Ed Sheeran jest jednym z najpopularniejszych artystów w branży muzycznej. Jego koncerty wyprzedają się na całym świecie w kilka minut, a niemal każdy nowy singiel staje się hitem.
W większości przypadków, występy gwiazd formatu Eda Sheerana wiążą się z wyszukanymi zachciankami, wymaganiami i ogromnymi kosztami, z którymi zmierzyć muszą się organizatorzy. W przypadku rudowłosego chłopaka z gitarą, było jednak inaczej. Jak się okazało, 27-latek ma dość skromne potrzeby.

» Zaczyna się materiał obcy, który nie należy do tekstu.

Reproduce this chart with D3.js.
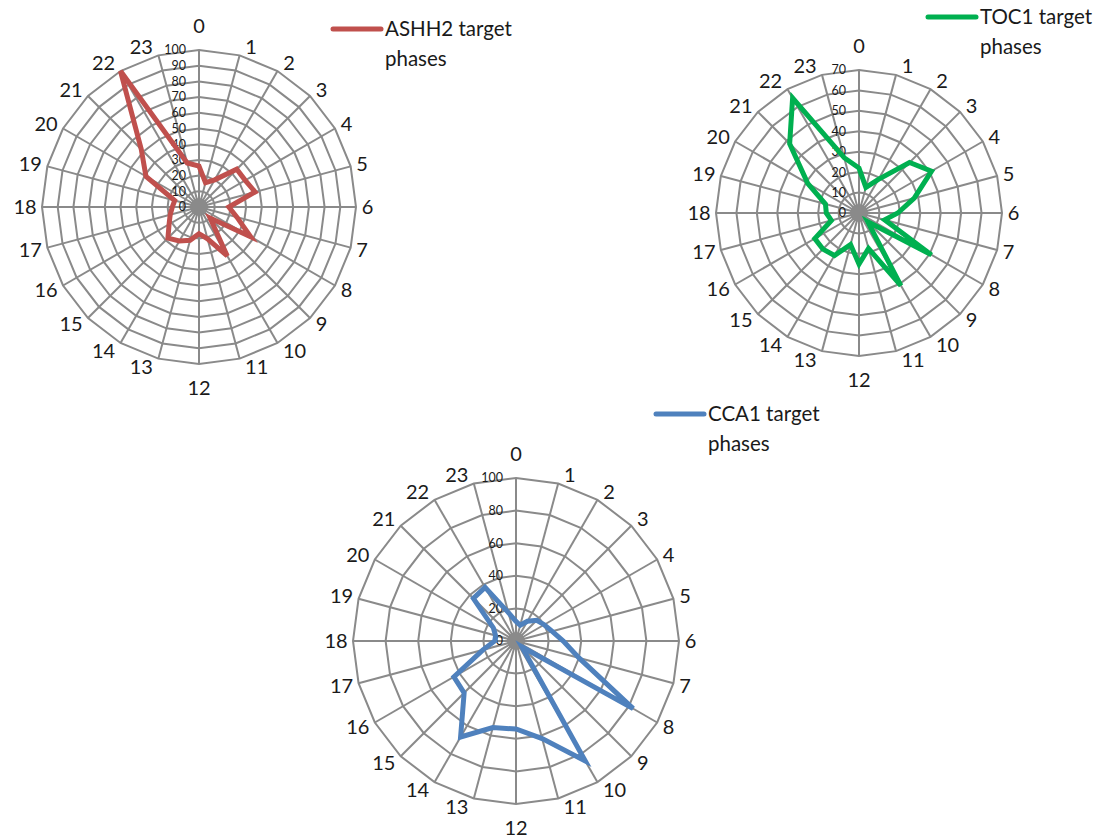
<!DOCTYPE html>
<html>
<head>
<meta charset="utf-8">
<script src="https://cdn.jsdelivr.net/npm/d3@7"></script>
<style>
  html, body { margin: 0; padding: 0; background: #ffffff; }
  svg { display: block; }
  text { font-family: Lato, "Open Sans", "Liberation Sans", sans-serif; fill: #1a1a1a; }
</style>
</head>
<body>
<svg id="chart" width="1105" height="840"></svg>
<script>
// ---- data ----
const hourLabels = ["0","1","2","3","4","5","6","7","8","9","10","11","12","13","14","15","16","17","18","19","20","21","22","23"];

const ashh2Values = [26, 16, 20, 34, 34, 37, 19, 25, 38, 10, 36, 21, 17, 22, 25, 28, 22, 19, 17, 16, 39, 52, 100, 29];
const toc1Values  = [22, 13, 19, 35, 41, 28, 19, 13, 41, 6, 41, 18, 25, 16, 24, 25, 25, 14, 16, 17, 29, 48, 65, 28];
const cca1Values  = [12, 10, 14, 18, 20, 23, 29, 40, 83, 5, 85, 62, 54, 55, 68, 45, 44, 21, 13, 13, 16, 37, 38, 18];

const ashh2Ticks = [0, 10, 20, 30, 40, 50, 60, 70, 80, 90, 100];
const toc1Ticks  = [0, 10, 20, 30, 40, 50, 60, 70];
const cca1Ticks  = [0, 20, 40, 60, 80, 100];

const ashh2Legend = ["ASHH2 target", "phases"];
const toc1Legend  = ["TOC1 target", "phases"];
const cca1Legend  = ["CCA1 target", "phases"];

// ---- layout (positions / styles) ----
const charts = [
  { values: ashh2Values, ticks: ashh2Ticks, legend: ashh2Legend, color: "#C0504D",
    cx: 199, cy: 207, R: 157, legX: 333, legY: 29 },
  { values: toc1Values, ticks: toc1Ticks, legend: toc1Legend, color: "#00B050",
    cx: 859, cy: 213, R: 143, legX: 928, legY: 17 },
  { values: cca1Values, ticks: cca1Ticks, legend: cca1Legend, color: "#4F81BD",
    cx: 516, cy: 641, R: 163, legX: 656, legY: 414 }
];

const svg = d3.select("#chart");
const gridColor = "#8a8a8a";
const n = hourLabels.length;
const angle = d3.scaleLinear().domain([0, n]).range([0, 2 * Math.PI]);
const digitW = 11;

charts.forEach(c => {
  const r = d3.scaleLinear().domain([0, d3.max(c.ticks)]).range([0, c.R]);
  const g = svg.append("g").attr("transform", `translate(${c.cx},${c.cy})`);

  // rings (polygonal)
  const ringLine = d3.lineRadial()
    .angle((d, i) => angle(i))
    .radius(d => r(d))
    .curve(d3.curveLinearClosed);
  c.ticks.filter(t => t > 0).forEach(t => {
    g.append("path")
      .attr("d", ringLine(hourLabels.map(() => t)))
      .attr("fill", "none")
      .attr("stroke", gridColor)
      .attr("stroke-width", 2);
  });

  // spokes
  g.selectAll("line.spoke")
    .data(hourLabels)
    .join("line")
    .attr("class", "spoke")
    .attr("x1", 0).attr("y1", 0)
    .attr("x2", (d, i) => c.R * Math.sin(angle(i)))
    .attr("y2", (d, i) => -c.R * Math.cos(angle(i)))
    .attr("stroke", gridColor)
    .attr("stroke-width", 2);

  // center hub
  g.append("circle").attr("r", 9).attr("fill", gridColor);

  // value labels
  g.selectAll("text.tick")
    .data(c.ticks)
    .join("text")
    .attr("class", "tick")
    .attr("x", -13)
    .attr("y", d => -r(d))
    .attr("dy", "0.35em")
    .attr("text-anchor", "end")
    .style("font-size", "12.5px")
    .text(d => d);

  // category labels (Excel-like placement)
  g.selectAll("text.cat")
    .data(hourLabels)
    .join("text")
    .attr("class", "cat")
    .attr("x", (d, i) => {
      const a = angle(i);
      const s = Math.sin(a);
      const ex = c.R * s;
      if (Math.abs(s) < 0.01) return ex;
      return ex + Math.sign(s) * (d.length * digitW / 2 + 6);
    })
    .attr("y", (d, i) => {
      const a = angle(i);
      const s = Math.sin(a), co = Math.cos(a);
      const ey = -c.R * co;
      if (Math.abs(s) < 0.01) return ey - Math.sign(co) * 24;
      return ey - co * 9;
    })
    .attr("dy", "0.35em")
    .attr("text-anchor", "middle")
    .style("font-size", "20px")
    .text(d => d);

  // data line
  const dataLine = d3.lineRadial()
    .angle((d, i) => angle(i))
    .radius(d => r(d))
    .curve(d3.curveLinearClosed);
  g.append("path")
    .attr("d", dataLine(c.values))
    .attr("fill", "none")
    .attr("stroke", c.color)
    .attr("stroke-width", 5)
    .attr("stroke-linejoin", "miter");

  // legend
  const lg = svg.append("g").attr("transform", `translate(${c.legX},${c.legY})`);
  lg.append("line")
    .attr("x1", 0).attr("x2", 48).attr("y1", 0).attr("y2", 0)
    .attr("stroke", c.color).attr("stroke-width", 5).attr("stroke-linecap", "round");
  lg.selectAll("text")
    .data(c.legend)
    .join("text")
    .attr("x", 52)
    .attr("y", (d, i) => i * 29.5)
    .attr("dy", "0.35em")
    .style("font-size", "20.5px")
    .text(d => d);
});
</script>
</body>
</html>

Artysta, przed swoimi koncertami w Polsce miał poprosić jedynie o konkretne, wybrane przez siebie napoje. W garderobie muzyka miały znaleźć się sześciopaki Coca-Coli, Fanty Orange i Sprite’a. Sheeran poprosił również o napój Robinsons Squash oraz słoik miodu Manuka, które nie są dostępne w Polsce. Jak informuje portal wp.pl, na całe zakupy dla artysty wydano około 270 złotych.

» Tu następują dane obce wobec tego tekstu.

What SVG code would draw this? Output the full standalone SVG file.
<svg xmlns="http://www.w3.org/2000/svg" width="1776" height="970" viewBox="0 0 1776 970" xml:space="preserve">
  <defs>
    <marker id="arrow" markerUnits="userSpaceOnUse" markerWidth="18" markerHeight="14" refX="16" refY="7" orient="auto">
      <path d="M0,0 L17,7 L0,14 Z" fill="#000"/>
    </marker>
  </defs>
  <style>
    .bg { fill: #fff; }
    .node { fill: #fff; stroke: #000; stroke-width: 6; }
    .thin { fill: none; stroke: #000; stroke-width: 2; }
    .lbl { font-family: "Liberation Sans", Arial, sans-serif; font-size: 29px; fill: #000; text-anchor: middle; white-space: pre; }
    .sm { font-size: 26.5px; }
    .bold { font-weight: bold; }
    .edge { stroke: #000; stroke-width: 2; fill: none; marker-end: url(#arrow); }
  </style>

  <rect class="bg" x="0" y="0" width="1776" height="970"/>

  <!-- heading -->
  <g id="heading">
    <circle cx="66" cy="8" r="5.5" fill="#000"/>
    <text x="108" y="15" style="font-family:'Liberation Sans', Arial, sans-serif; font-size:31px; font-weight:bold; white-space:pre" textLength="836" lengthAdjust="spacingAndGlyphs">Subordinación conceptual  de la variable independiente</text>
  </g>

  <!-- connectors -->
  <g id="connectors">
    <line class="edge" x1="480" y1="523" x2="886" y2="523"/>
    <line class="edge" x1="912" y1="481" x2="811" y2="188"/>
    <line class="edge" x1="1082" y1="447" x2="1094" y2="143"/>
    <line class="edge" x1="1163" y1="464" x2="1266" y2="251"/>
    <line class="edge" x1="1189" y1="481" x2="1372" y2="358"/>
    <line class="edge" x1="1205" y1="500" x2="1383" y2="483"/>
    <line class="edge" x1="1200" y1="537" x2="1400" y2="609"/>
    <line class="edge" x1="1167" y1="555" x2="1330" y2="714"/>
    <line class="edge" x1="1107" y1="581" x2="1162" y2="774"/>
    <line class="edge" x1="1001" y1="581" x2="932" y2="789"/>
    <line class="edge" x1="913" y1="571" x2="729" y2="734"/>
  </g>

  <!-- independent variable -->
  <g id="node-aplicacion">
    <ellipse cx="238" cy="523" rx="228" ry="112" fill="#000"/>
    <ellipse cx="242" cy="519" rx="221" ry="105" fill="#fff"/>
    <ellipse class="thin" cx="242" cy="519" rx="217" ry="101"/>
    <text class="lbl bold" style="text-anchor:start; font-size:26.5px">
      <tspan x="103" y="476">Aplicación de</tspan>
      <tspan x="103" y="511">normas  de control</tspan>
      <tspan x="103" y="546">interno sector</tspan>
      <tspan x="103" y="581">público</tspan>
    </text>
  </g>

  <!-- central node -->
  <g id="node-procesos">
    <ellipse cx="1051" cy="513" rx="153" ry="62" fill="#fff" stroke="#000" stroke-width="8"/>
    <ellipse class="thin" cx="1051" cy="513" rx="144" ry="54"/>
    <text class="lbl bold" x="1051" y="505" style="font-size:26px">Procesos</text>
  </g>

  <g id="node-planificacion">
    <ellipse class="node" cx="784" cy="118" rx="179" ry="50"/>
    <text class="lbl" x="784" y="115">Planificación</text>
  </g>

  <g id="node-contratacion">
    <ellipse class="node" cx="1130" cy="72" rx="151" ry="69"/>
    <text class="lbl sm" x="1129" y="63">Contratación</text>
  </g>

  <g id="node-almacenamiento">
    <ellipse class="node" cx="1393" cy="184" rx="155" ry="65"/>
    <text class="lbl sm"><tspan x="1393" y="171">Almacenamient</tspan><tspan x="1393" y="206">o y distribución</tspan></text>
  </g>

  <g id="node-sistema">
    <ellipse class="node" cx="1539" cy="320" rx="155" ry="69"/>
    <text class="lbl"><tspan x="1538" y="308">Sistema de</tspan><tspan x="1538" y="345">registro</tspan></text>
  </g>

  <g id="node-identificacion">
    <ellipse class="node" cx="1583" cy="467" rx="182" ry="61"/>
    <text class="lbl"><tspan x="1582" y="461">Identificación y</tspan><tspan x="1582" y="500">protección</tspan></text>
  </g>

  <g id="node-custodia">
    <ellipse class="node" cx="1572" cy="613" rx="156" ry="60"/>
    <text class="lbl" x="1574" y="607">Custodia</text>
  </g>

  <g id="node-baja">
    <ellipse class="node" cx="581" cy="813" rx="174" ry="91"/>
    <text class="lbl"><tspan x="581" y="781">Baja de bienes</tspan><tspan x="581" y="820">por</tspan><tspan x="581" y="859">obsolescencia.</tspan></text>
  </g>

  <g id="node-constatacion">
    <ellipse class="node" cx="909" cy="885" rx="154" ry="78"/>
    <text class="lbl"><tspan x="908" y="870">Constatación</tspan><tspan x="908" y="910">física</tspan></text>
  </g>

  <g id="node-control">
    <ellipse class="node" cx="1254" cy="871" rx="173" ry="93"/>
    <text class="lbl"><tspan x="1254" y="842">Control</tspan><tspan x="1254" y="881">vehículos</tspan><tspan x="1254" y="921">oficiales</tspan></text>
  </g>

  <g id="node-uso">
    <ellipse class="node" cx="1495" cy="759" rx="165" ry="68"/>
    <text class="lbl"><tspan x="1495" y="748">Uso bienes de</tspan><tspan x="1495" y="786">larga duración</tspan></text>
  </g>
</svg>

Dla porównania, w przypadku koncertu słynnego małżeństwa, Beyoncé i Jaya-Z, artyści żądali ekologicznego jedzenia, świeżo pomalowanej garderoby, białych zasłon czy skórzanych sof. Wymagali także, aby w pomieszczeniach, w których się znajdowali temperatura nie była niższa niż 25 stopni Celsjusza, a w toalecie gwiazd papier toaletowy miał być w kolorze czerwonym.

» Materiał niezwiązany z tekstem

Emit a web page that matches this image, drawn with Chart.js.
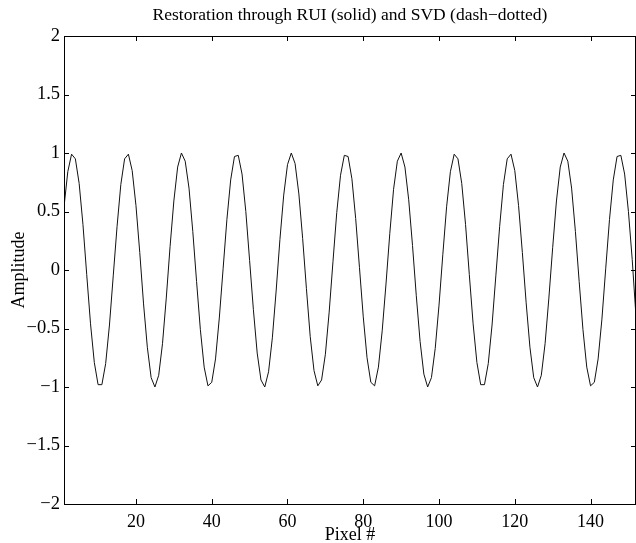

Warszawskie koncerty Eda Sheerana zakończyły jego europejskie tournee. Rudy chłopak z gitarą śpiewał dla 100 tysięcy fanów. Jego koncerty w Polsce zaczęły się od hitu z najnowszej płyty „Castle On The Hill”. Artysta zaśpiewał również „I See Fire”, „Bloodstream” i „Perfect”. Bis rozpoczął „Shape Of You”, podczas którego powiedział „Warsaw, I Love Shape Of You”. Śpiewał w białej koszulce z orłem w koronie.